L’impianto della Controriforma non mostra lati oscuri. E’ ancora orfano della sua pietra angolare, la Riforma del Titolo V della Costituzione, non a caso invocata dal blocco delle trivelle e dagli oligopolisti dell’energia. Ma non manca molto al completamento dell’opera.

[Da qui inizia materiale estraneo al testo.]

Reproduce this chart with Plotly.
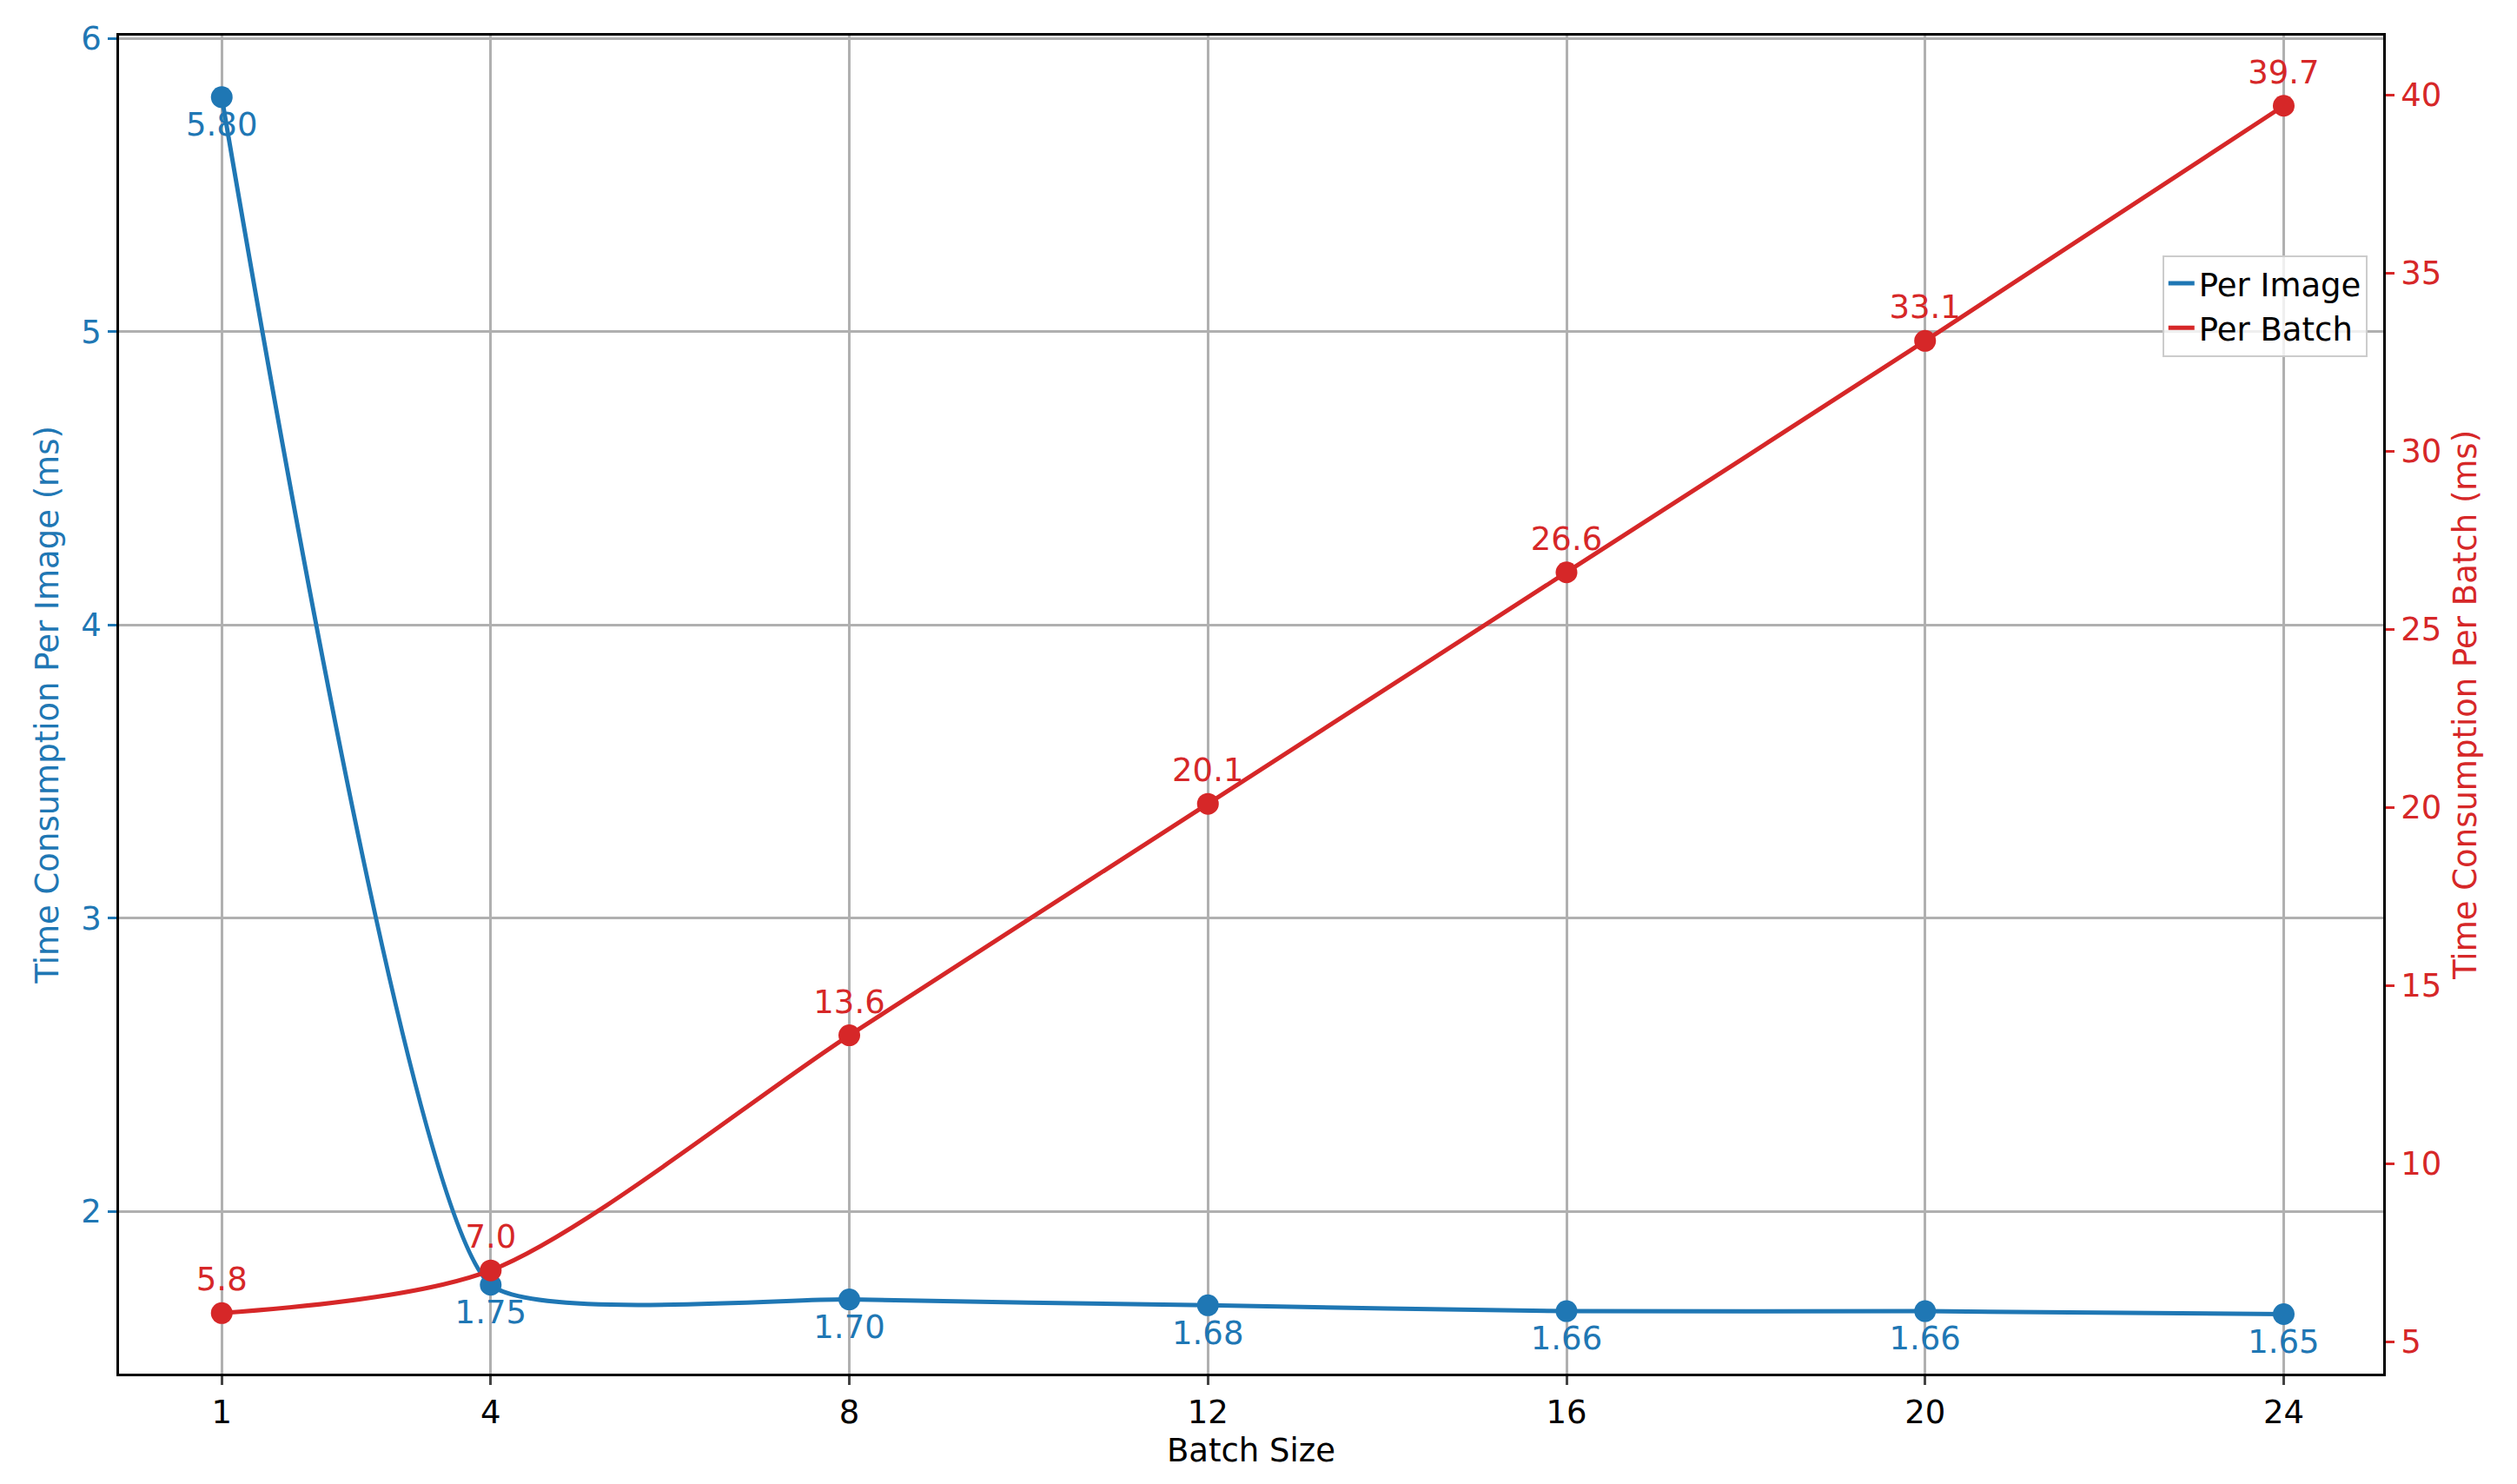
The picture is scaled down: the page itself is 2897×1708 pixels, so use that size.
import plotly.graph_objects as go

batch = [1, 4, 8, 12, 16, 20, 24]
per_image = [5.80, 1.75, 1.70, 1.68, 1.66, 1.66, 1.65]
per_batch = [5.8, 7.0, 13.6, 20.1, 26.6, 33.1, 39.7]
img_labels = ["5.80", "1.75", "1.70", "1.68", "1.66", "1.66", "1.65"]
batch_labels = ["5.8", "7.0", "13.6", "20.1", "26.6", "33.1", "39.7"]

BLUE = "#1f77b4"
RED = "#d62728"
FS = 37
FONT = dict(family="DejaVu Sans", size=FS, color="black")

fig = go.Figure()
fig.add_trace(go.Scatter(x=batch, y=per_image, mode="lines", name="Per Image",
                         line=dict(color=BLUE, width=5, shape="spline", smoothing=0.45)))
fig.add_trace(go.Scatter(x=batch, y=per_batch, mode="lines", name="Per Batch", yaxis="y2",
                         line=dict(color=RED, width=5, shape="spline", smoothing=0.8)))
fig.add_trace(go.Scatter(x=batch, y=per_image, mode="markers+text", showlegend=False,
                         marker=dict(color=BLUE, size=25), text=img_labels,
                         textposition="bottom center", textfont=dict(color=BLUE, size=FS)))
fig.add_trace(go.Scatter(x=batch, y=per_batch, mode="markers+text", showlegend=False, yaxis="y2",
                         marker=dict(color=RED, size=25), text=batch_labels,
                         textposition="top center", textfont=dict(color=RED, size=FS)))

axis_common = dict(showline=True, linecolor="black", linewidth=2.5, ticks="outside",
                   ticklen=10, tickwidth=2.5, zeroline=False)
fig.update_layout(
    width=2897, height=1708, font=FONT,
    plot_bgcolor="white", paper_bgcolor="white",
    margin=dict(l=129, r=2897 - 2735, t=33, b=1708 - 1573),
    xaxis=dict(title=dict(text="Batch Size", font=dict(size=FS), standoff=10), tickvals=batch,
               range=[-0.146, 25.11], showgrid=True, gridcolor="#b0b0b0", gridwidth=2.5,
               mirror=True, tickfont=dict(size=FS), **axis_common),
    yaxis=dict(title=dict(text="Time Consumption Per Image (ms)", font=dict(size=FS, color=BLUE)),
               range=[1.447, 6.01], dtick=1, tickcolor=BLUE, showgrid=True,
               gridcolor="#b0b0b0", gridwidth=2.5, tickfont=dict(size=FS, color=BLUE), **axis_common),
    yaxis2=dict(title=dict(text="Time Consumption Per Batch (ms)", font=dict(size=FS, color=RED)),
                overlaying="y", side="right", range=[4.1, 41.67], dtick=5,
                tickcolor=RED, showgrid=False, tickfont=dict(size=FS, color=RED), **axis_common),
    legend=dict(x=0.993, y=0.836, xanchor="right", yanchor="top", font=dict(size=FS),
                bordercolor="#cccccc", borderwidth=2, bgcolor="rgba(255,255,255,0.8)"),
)
fig.write_html("out.html")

Il Paese non può attendere.
Di una cosa, però, va dato atto al PD: con lo “Sblocca-Idrocarburi”, il PD è definitivamente tolto di dosso la mise eco-dem da sfoggiare nelle feste comandate (appuntamenti elettorali, Feste dell’Unità, Feste Democratiche, convegni, ecc.), mostrando la sua vera natura.
La risoluzione approvata il 6 agosto scorso dalle Commissioni riunite VIII e X della Camera, a firma di Stella Bianchi e di altri 26 parlamentari (25 del PD, tra cui Ermete Realacci), che impegnava il Governo a varare leggi e provvedimenti più restrittivi nei confronti delle attività di ricerca e di estrazione, è finita nel contenitore dei rifiuti indifferenziati e a mettercela è stato proprio il Governo il cui azionista di maggioranza è, guarda caso, il PD.
I promotori di quella risoluzione e tutti i Parlamentari in quota PD che finora si sono stracciati le vesti in nome della difesa dei rispettivi territori hanno ora il dovere di opporsi alla conversione in legge del decreto, anche qualora fosse posta la fiducia.
Siamo all’ennesimo di una serie di deja vu senza fine: la conversione in legge del Decreto Sviluppo ricorda qualcosa al PD che allora sosteneva il Governo Monti? La gestione del potere per il potere provoca anche nel PD ricorrenti crisi di amnesia?
La domanda è rivolta a tutti i Parlamentari del PD e, in particolare, ai firmatari della Risoluzione del 6 agosto: Bianchi, Ginefra, Borghi, Realacci, Braga, Bratti, Carrescia, Cassano, Cominelli, Dallai, Del Basso de Caro, Gadda, Ginoble, Tino Iannuzzi, Manfredi, Mariani, Marroni, Mazzoli, Morassut, Moretto, Giovanna Sanna, Zardini, Scalfarotto, Antezza, Oliverio, Cominelli e Famiglietti.